Back in the dog days of summer of 2005 the US Congress changed the law as to when Daylight Savings Time starts and ends. This was done in the "2005 National Energy Policy Act" signed on Signed 8/8/05. http://www.oe.energy.gov/energy_policy_act.htm
Inside this bill was the section changing DST from the current last Sunday in April to the last Sunday in October to the second Sunday in March and end on  first Sunday in November . This means that DST will last four to five weeks longer than now.
The idea is based upon energy uses during the War To end All Wars, The Great War, i.e. World War I and again during World War II when electric uses went way up in factories. "Springing forward" meant that people showed up in the factories when it was just getting daylight started and left when it was still daylight. This meant that lights did not have to be used for that hour and thus electricity was saved.
This was in the era when most factories were lit with NATURAL sunlight and were just adding in electric lights so that the workers could now work their 10 hour days all year long and not just in the summer.

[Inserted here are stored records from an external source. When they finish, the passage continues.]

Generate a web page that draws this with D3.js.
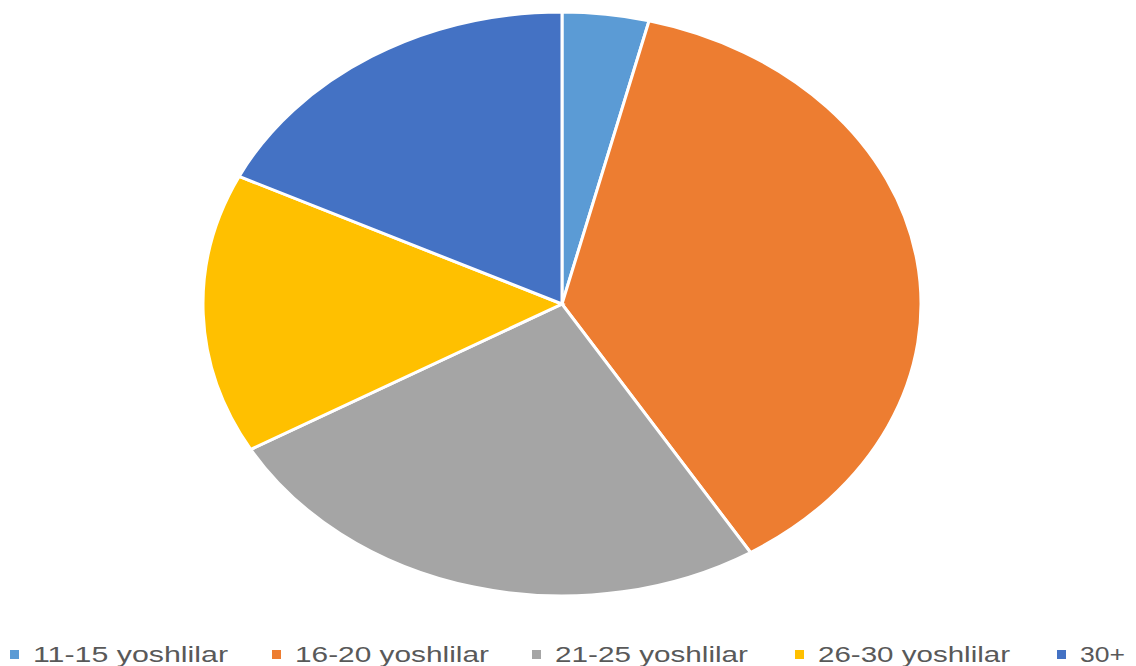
<!DOCTYPE html>
<html><head><meta charset="utf-8">
<script src="https://cdn.jsdelivr.net/npm/d3@7"></script>
<style>body{margin:0;background:#fff}svg{display:block}</style>
</head><body>
<svg id="c" width="1136" height="666"></svg>
<script>
const categories = ["11-15 yoshlilar","16-20 yoshlilar","21-25 yoshlilar","26-30 yoshlilar","30+"];
const values = [3.9, 37.3, 25.5, 15.5, 17.8];
const colors = ["#5B9BD5","#ED7D31","#A5A5A5","#FFC000","#4472C4"];

const svg = d3.select("#c");
const cx = 562, cy = 304, rx = 359, ry = 292;
const pie = d3.pie().sort(null).value(d => d)(values);
const arc = d3.arc().innerRadius(0).outerRadius(ry);
const g = svg.append("g").attr("transform", `translate(${cx},${cy}) scale(${rx/ry},1)`);
g.selectAll("path").data(pie).join("path")
  .attr("d", arc)
  .attr("fill", (d,i) => colors[i])
  .attr("stroke", "#fff")
  .attr("stroke-width", 3)
  .attr("vector-effect", "non-scaling-stroke");

const legX = [10, 272, 532, 795, 1057];
const textW = [195, 194, 193, 192, 45];
const lg = svg.append("g");
categories.forEach((c,i) => {
  lg.append("rect").attr("x", legX[i]).attr("y", 650).attr("width", 9).attr("height", 9).attr("fill", colors[i]);
  lg.append("text").attr("x", legX[i] + 23).attr("y", 662)
    .attr("font-family", "Liberation Sans, Arial, sans-serif").attr("font-size", 22)
    .attr("fill", "#595959")
    .attr("textLength", textW[i]).attr("lengthAdjust", "spacingAndGlyphs")
    .text(c);
});
</script>
</body></html>
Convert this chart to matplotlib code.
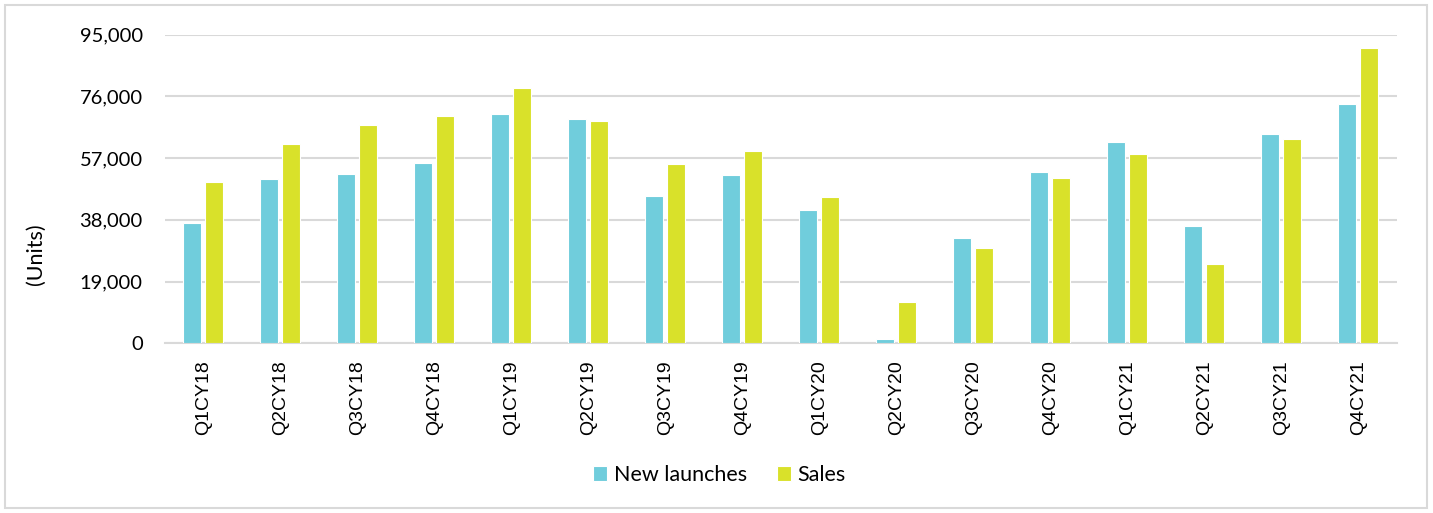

Otherwise in the winter factories had to shut down to match the natural daylight because gas light just did not work well -- and there were no alternatives.
Now this seemingly innocuous law will cost businesses around 2 billion dollars (US) to implement.
Every single computer has to be updated. With around 30 million sold each year in the US, (pure guesses, could not find any figures for US only sales, only 2.2 million retail sold per year in California) but a few sources put the number in use at around 220 million in the United States. (www.c-i-a.com as of March 2005, others cite 235 million.)
If it only costs $10 per PC in personnel costs (time) you get 2.2 BILLION dollars.
These costs are not all hardware - 90% will be software costs to update each and every one with new software to calculate the new DST start / stop times. Someone has to go and either touch each and every system to update it - or they have to have the back end automation to do so. Having watched this before large business could spend $100,000 in personnel costs just testing and planning an update before even implementing it. Having the back end alone costs a few hundred of thousand dollars to have in place to even just run each year - all in just personnel costs. The vast majority who will pay out money in lost productivity - time - will be - as always - small businesses who will spend the most money to do this. IF they even know about it.
Add in the problems with embedded time clocks in hardware devices that cannot have software updates applied to them and now you have to buy new hardware and install it.
And if someone missed an old hard-coded software application that did time changes on its own (never read off the system clock) to do billing then lots more time will have to be done adjusting all those bills to reflect the actual time and not the time the software thought it was when it did the billing / payments.
This is really just a small scale Y2K problem (Year 2000 problem). So if you have not thrown away your old project from that big non-event - and add in the new software you have purchased over the past 6 years - your are set.
Just think how many old VCR, DVD, clock radios, car radios(!), electronic watches out there will be off by 1 hour once this first occurs on March 11, 2007?